Now it houses the Sri Lankan navy, so we weren’t allowed anywhere near it. That’s what we were told by Upali  after he had consulted local wisdom while we were in the supermarket. We had to accept this, though if the weather had been more accommodating later on, I might have asked him to test out this information by seeing how close we could get, though I sensed some reluctance to put himself in the firing line, so to speak.  As it was it was a great disappointment.

We headed out to the other reason for Trinco’s fame.  On a small peninsula between the inner and outer harbours, at the end of a causeway known as ‘Dockyard Road’ lies 130m high Swami Rock.  The views across the bay and down the coastline were quite spectacular.

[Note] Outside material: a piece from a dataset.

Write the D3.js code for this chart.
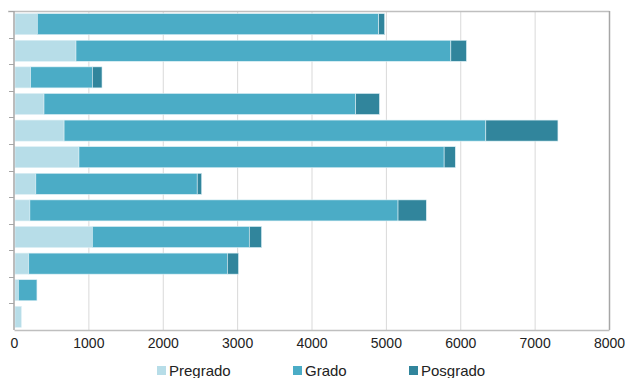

It is undoubtedly on account of this area that Trincomalee features large in ancient Sri Lankan history and lore.

First mentioned in the Sri Lankan epic poem the Mahavamsa, the rock houses a Shiva temple which reaches into antiquity. Naturally the Portuguese destroyed it in 1624 and all the sacred icons were rapidly buried out of harm’s way. In 1950 seven of the icons were recovered by archaeologists and others, including the sci-fi writer Arthur C Clarke, who spent most of his life in Sri Lanka.  Subsequently a new temple arose on the site to house the icons.  Worshippers sacrifice burning coconuts or hang tiny cradles into the sacred tree overlooking the sea.











A hill opposte the temple, currently sporting three radio masts, is, according to legend, the hill where once stood the palace of Ravanna, the many-armed, many-headed demon king of Lanka, who abducted Sita in the Hindu epic  Ramayana.


We managed to squeeze in one more visit in Trinco before the rain began to bucket down again and we took shelter in a restaurant.  According to my German companions’ guidebook, one Charles Austen, brother of the author Jane Austen, was buried in St Stephan’s cemetery on Dockyard Road.  My friend and fellow writer Jennifer (Jay) Margrave has just written a novel based on Jane Austen's life, in which Charles also figures. So I decided to drag my companions through the first drops of the impending deluge and look for his grave. But we were out of luck. No sign of any memorial stone to Captain Austen. Only a herd of friendly chital deer, sheltering between the tombstones. Other sources say he was buried in the graveyard on Esplanade Road. No sign of this so I  assume it’s the same thing but if you know better, do please let me know.


Then the rains came, and, after a tasty local lunch, we swam back to the van beneath a forest of umbrellas, and made our slow way back to the Nilaveli Beach Resort  praying that the road would not be swept away before we got there. We spent the rest of the afternoon watching the rain and drinking coffee. Oh yes, that insoluble coffee in Jaffna?  Not instant coffee at all, but Sri Lankan finely ground coffee, which we discovered was far from undrinkable. You are supposed to treat it like espresso and simply let it sink to the bottom of the cup. It is, in fact delicious and just what the doctor ordered to mollify rain-dampened moodiness. From now on we would all only drink ‘Sri Lankan coffee’.